Targeting a sustainable recovery with green TLTROs


This report from Positive Money Europe and the Sustainable Finance Lab explains how the European Central Bank (ECB) can encourage private banks to lend more money for green investments. If the ECB were to adjust their TLTROs program, green loans for SMEs and households would become much more favorable.

This report, written by Jens van ’t Klooster and Rens van Tilburg, argues that TLTROs can become specific loans from the ECB to private banks with favorable terms, provided that the private bank lends the money to specific sectors. The ECB sets the interest rate based on how many outstanding green loans a private bank has. As a result, private banks can borrow money from the ECB for free or even at negative interest rates, as soon as they use this money for climate recovery.

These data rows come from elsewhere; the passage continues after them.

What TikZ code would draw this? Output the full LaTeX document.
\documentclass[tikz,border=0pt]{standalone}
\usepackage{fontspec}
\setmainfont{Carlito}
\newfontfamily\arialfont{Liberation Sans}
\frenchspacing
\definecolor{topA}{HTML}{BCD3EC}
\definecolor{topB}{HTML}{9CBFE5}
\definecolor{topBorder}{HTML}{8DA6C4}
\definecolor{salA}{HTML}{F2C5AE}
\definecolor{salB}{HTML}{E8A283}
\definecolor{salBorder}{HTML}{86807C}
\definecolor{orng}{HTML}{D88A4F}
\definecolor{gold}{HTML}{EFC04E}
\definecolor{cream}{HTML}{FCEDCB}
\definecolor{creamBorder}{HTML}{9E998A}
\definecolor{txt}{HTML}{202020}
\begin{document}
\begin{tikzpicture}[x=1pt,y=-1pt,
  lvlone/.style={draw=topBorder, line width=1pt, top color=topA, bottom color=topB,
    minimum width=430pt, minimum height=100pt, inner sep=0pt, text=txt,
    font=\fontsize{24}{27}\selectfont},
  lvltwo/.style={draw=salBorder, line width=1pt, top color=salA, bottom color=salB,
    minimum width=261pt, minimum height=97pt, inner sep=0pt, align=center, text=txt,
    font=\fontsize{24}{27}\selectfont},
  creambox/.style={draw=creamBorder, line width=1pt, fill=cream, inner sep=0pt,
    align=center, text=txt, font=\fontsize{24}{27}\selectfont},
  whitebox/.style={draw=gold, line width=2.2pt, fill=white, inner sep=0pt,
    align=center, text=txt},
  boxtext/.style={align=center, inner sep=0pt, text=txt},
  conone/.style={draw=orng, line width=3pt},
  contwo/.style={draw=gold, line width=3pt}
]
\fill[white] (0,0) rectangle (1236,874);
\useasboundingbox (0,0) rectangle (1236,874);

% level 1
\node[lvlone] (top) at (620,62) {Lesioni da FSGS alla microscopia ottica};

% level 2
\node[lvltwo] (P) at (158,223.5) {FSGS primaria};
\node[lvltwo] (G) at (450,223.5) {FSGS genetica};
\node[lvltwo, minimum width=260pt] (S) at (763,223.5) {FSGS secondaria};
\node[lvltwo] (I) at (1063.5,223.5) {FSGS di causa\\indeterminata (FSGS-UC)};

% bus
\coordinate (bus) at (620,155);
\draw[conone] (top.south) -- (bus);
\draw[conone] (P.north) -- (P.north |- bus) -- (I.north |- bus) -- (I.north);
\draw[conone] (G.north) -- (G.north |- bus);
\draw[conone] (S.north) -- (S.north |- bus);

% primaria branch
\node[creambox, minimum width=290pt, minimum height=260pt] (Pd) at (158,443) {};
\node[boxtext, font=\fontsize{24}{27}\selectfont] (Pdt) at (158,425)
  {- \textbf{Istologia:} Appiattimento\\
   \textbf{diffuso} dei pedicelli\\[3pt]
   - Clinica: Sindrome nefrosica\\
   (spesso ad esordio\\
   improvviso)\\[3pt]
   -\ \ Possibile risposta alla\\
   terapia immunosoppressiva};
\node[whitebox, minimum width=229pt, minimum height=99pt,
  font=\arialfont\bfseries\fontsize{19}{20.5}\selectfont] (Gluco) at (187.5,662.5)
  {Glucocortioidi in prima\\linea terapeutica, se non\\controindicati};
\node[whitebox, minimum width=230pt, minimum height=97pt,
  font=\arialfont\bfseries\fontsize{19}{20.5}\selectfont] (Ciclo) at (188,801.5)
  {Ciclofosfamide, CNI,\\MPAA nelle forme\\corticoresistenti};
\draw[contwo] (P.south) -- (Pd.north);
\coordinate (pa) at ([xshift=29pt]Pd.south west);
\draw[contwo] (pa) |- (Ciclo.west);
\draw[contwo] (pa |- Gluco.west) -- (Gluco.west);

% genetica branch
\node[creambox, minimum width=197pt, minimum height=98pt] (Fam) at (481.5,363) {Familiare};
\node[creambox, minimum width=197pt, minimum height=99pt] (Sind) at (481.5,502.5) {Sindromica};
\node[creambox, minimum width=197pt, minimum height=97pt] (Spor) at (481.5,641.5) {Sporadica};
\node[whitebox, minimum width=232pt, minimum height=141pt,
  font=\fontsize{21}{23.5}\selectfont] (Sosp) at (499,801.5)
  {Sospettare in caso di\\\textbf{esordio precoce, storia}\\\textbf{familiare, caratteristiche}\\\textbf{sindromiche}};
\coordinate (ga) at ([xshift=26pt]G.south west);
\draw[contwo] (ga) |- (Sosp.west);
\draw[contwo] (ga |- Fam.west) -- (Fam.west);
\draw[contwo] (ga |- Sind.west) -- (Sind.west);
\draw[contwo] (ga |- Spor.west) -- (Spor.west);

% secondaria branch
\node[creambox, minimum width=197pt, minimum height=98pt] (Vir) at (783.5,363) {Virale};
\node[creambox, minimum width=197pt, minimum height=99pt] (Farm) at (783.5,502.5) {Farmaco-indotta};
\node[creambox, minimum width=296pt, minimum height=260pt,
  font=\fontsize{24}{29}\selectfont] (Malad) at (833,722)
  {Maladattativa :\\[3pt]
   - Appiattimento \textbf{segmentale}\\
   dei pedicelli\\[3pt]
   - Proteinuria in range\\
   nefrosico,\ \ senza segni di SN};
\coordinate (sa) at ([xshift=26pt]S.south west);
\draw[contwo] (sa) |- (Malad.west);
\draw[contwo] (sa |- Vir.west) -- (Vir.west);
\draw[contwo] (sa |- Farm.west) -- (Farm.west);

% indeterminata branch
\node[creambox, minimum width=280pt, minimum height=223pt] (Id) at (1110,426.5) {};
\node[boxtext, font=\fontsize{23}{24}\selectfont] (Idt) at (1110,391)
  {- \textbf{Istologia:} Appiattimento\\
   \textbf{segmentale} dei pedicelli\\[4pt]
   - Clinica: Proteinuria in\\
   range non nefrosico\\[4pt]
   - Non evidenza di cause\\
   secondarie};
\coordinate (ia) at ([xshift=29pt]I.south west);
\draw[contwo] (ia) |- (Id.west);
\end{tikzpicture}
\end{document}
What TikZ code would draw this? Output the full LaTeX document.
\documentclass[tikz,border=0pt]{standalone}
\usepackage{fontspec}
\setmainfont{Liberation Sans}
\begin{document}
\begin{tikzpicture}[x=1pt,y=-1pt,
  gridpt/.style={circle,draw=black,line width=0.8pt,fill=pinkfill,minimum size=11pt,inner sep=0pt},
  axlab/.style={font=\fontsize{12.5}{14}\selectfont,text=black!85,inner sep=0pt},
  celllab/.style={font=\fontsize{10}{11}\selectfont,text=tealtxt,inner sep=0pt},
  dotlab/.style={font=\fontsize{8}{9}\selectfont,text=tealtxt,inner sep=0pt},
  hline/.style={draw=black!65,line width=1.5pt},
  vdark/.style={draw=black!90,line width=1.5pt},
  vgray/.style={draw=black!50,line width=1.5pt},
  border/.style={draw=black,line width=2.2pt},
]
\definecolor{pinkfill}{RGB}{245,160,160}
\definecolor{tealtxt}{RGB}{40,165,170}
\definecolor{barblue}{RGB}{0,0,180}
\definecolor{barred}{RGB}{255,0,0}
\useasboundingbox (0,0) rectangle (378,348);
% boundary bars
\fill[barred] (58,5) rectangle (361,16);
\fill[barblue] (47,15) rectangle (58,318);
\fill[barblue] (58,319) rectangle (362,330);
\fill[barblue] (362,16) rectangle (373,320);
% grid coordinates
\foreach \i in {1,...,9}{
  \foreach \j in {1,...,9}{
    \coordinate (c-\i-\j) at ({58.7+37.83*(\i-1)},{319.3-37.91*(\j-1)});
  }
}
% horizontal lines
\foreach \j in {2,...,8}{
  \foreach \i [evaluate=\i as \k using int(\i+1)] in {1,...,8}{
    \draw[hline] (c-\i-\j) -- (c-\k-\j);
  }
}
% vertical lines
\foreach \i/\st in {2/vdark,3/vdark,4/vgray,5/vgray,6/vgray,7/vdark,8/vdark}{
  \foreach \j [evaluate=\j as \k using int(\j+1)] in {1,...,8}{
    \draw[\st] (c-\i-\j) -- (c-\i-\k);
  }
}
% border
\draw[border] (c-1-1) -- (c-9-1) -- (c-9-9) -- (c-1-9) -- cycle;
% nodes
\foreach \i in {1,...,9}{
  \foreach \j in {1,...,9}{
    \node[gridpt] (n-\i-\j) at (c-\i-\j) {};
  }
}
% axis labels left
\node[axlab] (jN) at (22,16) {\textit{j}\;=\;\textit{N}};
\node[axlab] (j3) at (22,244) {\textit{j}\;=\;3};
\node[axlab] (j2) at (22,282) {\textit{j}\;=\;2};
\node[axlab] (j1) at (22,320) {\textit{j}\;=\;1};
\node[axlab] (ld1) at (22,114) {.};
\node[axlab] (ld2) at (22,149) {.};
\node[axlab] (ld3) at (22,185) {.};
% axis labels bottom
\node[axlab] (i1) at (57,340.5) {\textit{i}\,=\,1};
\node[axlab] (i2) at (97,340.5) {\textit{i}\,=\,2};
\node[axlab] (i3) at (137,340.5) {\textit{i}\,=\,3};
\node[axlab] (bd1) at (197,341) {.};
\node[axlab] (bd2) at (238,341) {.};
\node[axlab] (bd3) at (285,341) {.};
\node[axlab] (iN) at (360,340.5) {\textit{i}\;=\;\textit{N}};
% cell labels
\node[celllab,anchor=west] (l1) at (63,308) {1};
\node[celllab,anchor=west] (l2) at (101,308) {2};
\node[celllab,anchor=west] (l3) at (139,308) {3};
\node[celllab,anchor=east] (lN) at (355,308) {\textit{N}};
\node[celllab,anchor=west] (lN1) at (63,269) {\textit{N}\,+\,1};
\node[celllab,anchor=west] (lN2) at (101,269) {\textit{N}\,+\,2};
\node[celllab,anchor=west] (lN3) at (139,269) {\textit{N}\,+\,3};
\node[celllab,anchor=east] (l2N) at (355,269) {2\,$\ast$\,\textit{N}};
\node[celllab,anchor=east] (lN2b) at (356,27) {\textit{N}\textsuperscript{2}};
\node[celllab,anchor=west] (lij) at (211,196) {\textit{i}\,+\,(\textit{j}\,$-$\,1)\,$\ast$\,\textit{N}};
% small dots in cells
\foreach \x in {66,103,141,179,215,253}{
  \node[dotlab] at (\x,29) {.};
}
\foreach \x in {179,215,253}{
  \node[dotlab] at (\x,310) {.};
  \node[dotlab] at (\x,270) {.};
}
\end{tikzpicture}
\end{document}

This report therefore provides insight into how you can achieve both business and a green recovery now, during covid-19. Or as Dirk Schoenmaker, professor of Banking and Finance at Erasmus University and also SFL member, points out in the foreword to this report:

“Why finance a business-as-usual approach first and only later phase out the climate negative part of this business out, while stimulating the green part? You may as well start by stimulating the green part first.”

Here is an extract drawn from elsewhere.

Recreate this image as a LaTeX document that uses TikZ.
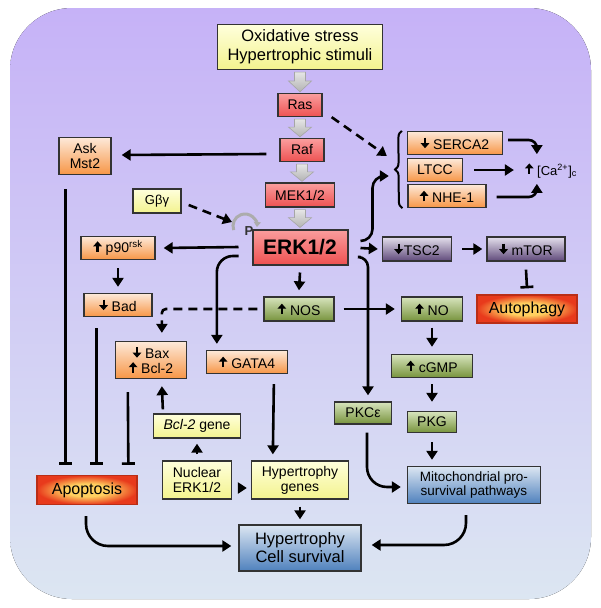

Rens van Tilburg further argues why it is crucial to green TLTROs:

“The TLTRO is the ECB’s ‘bazooka no one knows about’. It is massive and has a big impact on the economy. But TLTROs currently risk exacerbating unsustainable trends in bank lending, leading to more stranded-assets and intensifying climate change. This is why greening the TLTRO is crucial for the ECB to act in line with the political priorities outlined in the Next Generation EU-Recovery package and the Green Deal.”